As the negative aggregate demand shock deepened on the Covid-19 expansion, BofA is projecting a global gross domestic product contraction in the first half of 2020. 

“On a quarterly basis, we expect to see the steepest decline in global oil consumption ever recorded, with our base case reflecting a 12 million b/d drop in 2Q2020 and a 4.5 million b/d contraction on average for the year.”

The market is reflecting an “inevitable surge in inventories and the likely stock overhang in 2021. It is very ugly, and there is no way to sugarcoat it. We expect a major storage containment problem before the summer kicks in.”

In the near term, BofA analysts expect to see a steeper decline than the forward markets are now reflecting but a faster recovery in 2021 “as production collapses and demand recovers next year. Needless to say, any future inventory and price path is highly uncertain given the unprecedented dislocations.”

Analysts with BMO Capital Markets said the oil markets were “entering a danger zone over the next month due to the calamitous combination of plunging demand and rising supply. If unchecked, this could push global crude oil and petroleum product inventories to capacity.”
Crude could fall under $10/bbl at some point, according to BMO, which would force the Organization of the Petroleum Exporting Countries (OPEC), which is feuding with Russia, to adjust their behavior.

“We expect global oil demand to be down year/year by 7-10 million b/d in the second quarter as economic activity slows further in Europe and the U.S. amid increased quarantining efforts to slow the spread of the coronavirus,” said the BMO analysts. “At the same time, global oil supply could be up roughly 2.5 million b/d on the back of lagged growth in the Permian and rising OPEC output.”

A recovery will come eventually, analysts said. 

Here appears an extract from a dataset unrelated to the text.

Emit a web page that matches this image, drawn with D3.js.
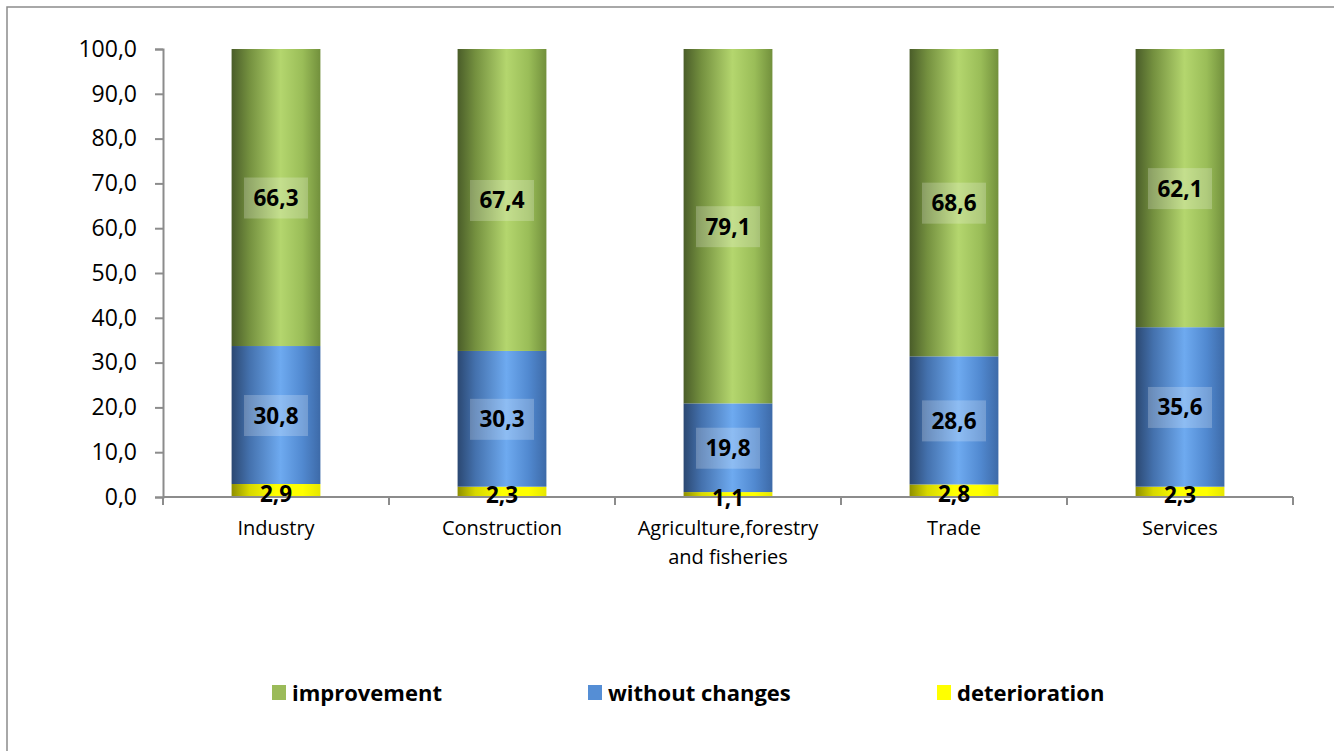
<!DOCTYPE html>
<html>
<head>
<meta charset="utf-8">
<script src="https://cdn.jsdelivr.net/npm/d3@7"></script>
<style>
  html, body { margin: 0; padding: 0; background: #fff; }
  svg { display: block; }
  text { font-family: "Open Sans", "Noto Sans", sans-serif; }
</style>
</head>
<body>
<svg id="chart" width="1334" height="751"></svg>
<script>
const categories = ["Industry", "Construction", "Agriculture,forestry\nand fisheries", "Trade", "Services"];
const deterioration = [2.9, 2.3, 1.1, 2.8, 2.3];
const withoutChanges = [30.8, 30.3, 19.8, 28.6, 35.6];
const improvement = [66.3, 67.4, 79.1, 68.6, 62.1];
const yTicks = [0, 10, 20, 30, 40, 50, 60, 70, 80, 90, 100];
const seriesNames = ["deterioration", "without changes", "improvement"];
const legendOrder = ["improvement", "without changes", "deterioration"];

const svg = d3.select("#chart");
const W = 1334, H = 751;

// frame
svg.append("rect").attr("x", 7).attr("y", 7).attr("width", W + 20).attr("height", H + 20)
  .attr("fill", "#fff").attr("stroke", "#8c8c8c").attr("stroke-width", 1.5);

const x = d3.scaleBand().domain(categories).range([163, 1293]).paddingInner(0.607).paddingOuter(0.3035);
const y = d3.scaleLinear().domain([0, 100]).range([497, 49]);

// gradients
const defs = svg.append("defs");
const gradStops = {
  "improvement": [["0%", "#4a5d29"], ["20%", "#74903f"], ["55%", "#b4d66e"], ["80%", "#9abd58"], ["100%", "#72903c"]],
  "without changes": [["0%", "#2b4872"], ["20%", "#4471ad"], ["55%", "#6eaaf0"], ["80%", "#5189d0"], ["100%", "#3d6aa8"]],
  "deterioration": [["0%", "#8f8f00"], ["20%", "#d8d800"], ["50%", "#ffff00"], ["80%", "#ffff00"], ["100%", "#e6e600"]]
};
const gradId = {};
seriesNames.forEach((s, i) => {
  const id = "g" + i;
  gradId[s] = id;
  const g = defs.append("linearGradient").attr("id", id).attr("x1", "0%").attr("x2", "100%").attr("y1", "0%").attr("y2", "0%");
  gradStops[s].forEach(([o, c]) => g.append("stop").attr("offset", o).attr("stop-color", c));
});
const legendColor = { "improvement": "#9bbb59", "without changes": "#558ed5", "deterioration": "#ffff00" };

const data = categories.map((c, i) => ({
  cat: c,
  "deterioration": deterioration[i],
  "without changes": withoutChanges[i],
  "improvement": improvement[i]
}));
const stacked = d3.stack().keys(seriesNames)(data);

// bars
stacked.forEach(layer => {
  const key = layer.key;
  svg.append("g").selectAll("rect").data(layer).join("rect")
    .attr("x", d => x(d.data.cat))
    .attr("y", d => y(d[1]))
    .attr("width", x.bandwidth())
    .attr("height", d => y(d[0]) - y(d[1]))
    .attr("fill", `url(#${gradId[key]})`);
});

// axes
const axisColor = "#8c8c8c";
const yAxis = svg.append("g").attr("transform", "translate(163,0)")
  .call(d3.axisLeft(y).tickValues(yTicks).tickSize(8).tickPadding(18)
    .tickFormat(d => d3.format(".1f")(d).replace(".", ",")));
yAxis.select(".domain").attr("stroke", axisColor).attr("stroke-width", 2);
yAxis.selectAll(".tick line").attr("stroke", axisColor).attr("stroke-width", 2);
yAxis.selectAll("text").attr("font-size", 23).attr("fill", "#000").attr("font-family", "Open Sans");

const xAxisG = svg.append("g").attr("transform", "translate(0,497)");
xAxisG.append("line").attr("x1", 163).attr("x2", 1293).attr("y1", 0).attr("y2", 0)
  .attr("stroke", axisColor).attr("stroke-width", 2);
const boundaries = d3.range(categories.length + 1).map(i => 163 + i * x.step());
xAxisG.selectAll(".xt").data(boundaries).join("line")
  .attr("x1", d => d).attr("x2", d => d).attr("y1", 0).attr("y2", 8)
  .attr("stroke", axisColor).attr("stroke-width", 2);
xAxisG.selectAll(".xl").data(categories).join("text")
  .attr("x", d => x(d) + x.bandwidth() / 2)
  .attr("y", 38)
  .attr("text-anchor", "middle")
  .attr("font-size", 20)
  .attr("fill", "#000")
  .each(function(d) {
    const lines = d.split("\n");
    const t = d3.select(this);
    lines.forEach((l, i) => t.append("tspan").attr("x", x(d) + x.bandwidth() / 2).attr("dy", i === 0 ? 0 : 29).text(l));
  });

// value labels
stacked.forEach(layer => {
  const key = layer.key;
  const g = svg.append("g");
  layer.forEach(d => {
    const v = d[1] - d[0];
    const cx = x(d.data.cat) + x.bandwidth() / 2;
    const cy = (y(d[0]) + y(d[1])) / 2;
    const txt = d3.format(".1f")(v).replace(".", ",");
    if (key !== "deterioration") {
      g.append("rect").attr("x", cx - 32).attr("y", cy - 20).attr("width", 64).attr("height", 41)
        .attr("fill", "#fff").attr("fill-opacity", 0.22);
    }
    g.append("text").attr("x", cx).attr("y", key === "deterioration" ? cy + 3 : cy)
      .attr("text-anchor", "middle").attr("dominant-baseline", "central")
      .attr("font-size", 22.5).attr("font-weight", "bold").attr("fill", "#000")
      .text(txt);
  });
});

// legend
const legendX = { "improvement": 272, "without changes": 588, "deterioration": 937 };
const lg = svg.append("g");
legendOrder.forEach(s => {
  lg.append("rect").attr("x", legendX[s]).attr("y", 685).attr("width", 14).attr("height", 15).attr("fill", legendColor[s]);
  lg.append("text").attr("x", legendX[s] + 20).attr("y", 692).attr("dominant-baseline", "central")
    .attr("font-size", 22).attr("font-weight", "bold").attr("fill", "#000").text(s);
});
</script>
</body>
</html>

“Global oil demand averaged roughly 100 million b/d in 2019,” said BMO analysts. “We believe demand will average only 90-92 million b/d over the first half of 2020, down more than 7 million b/d from the same period in 2019. When the coronavirus crisis ends, demand should recover to the 100 million b/d level.”

Concurrently, global oil supply will have contracted as drilling activity declines and production is shut in, which could set the stage for a recovery in oil prices in 2021. However, “high inventory levels are likely to act as a drag on oil prices,” according to the BMO analysts.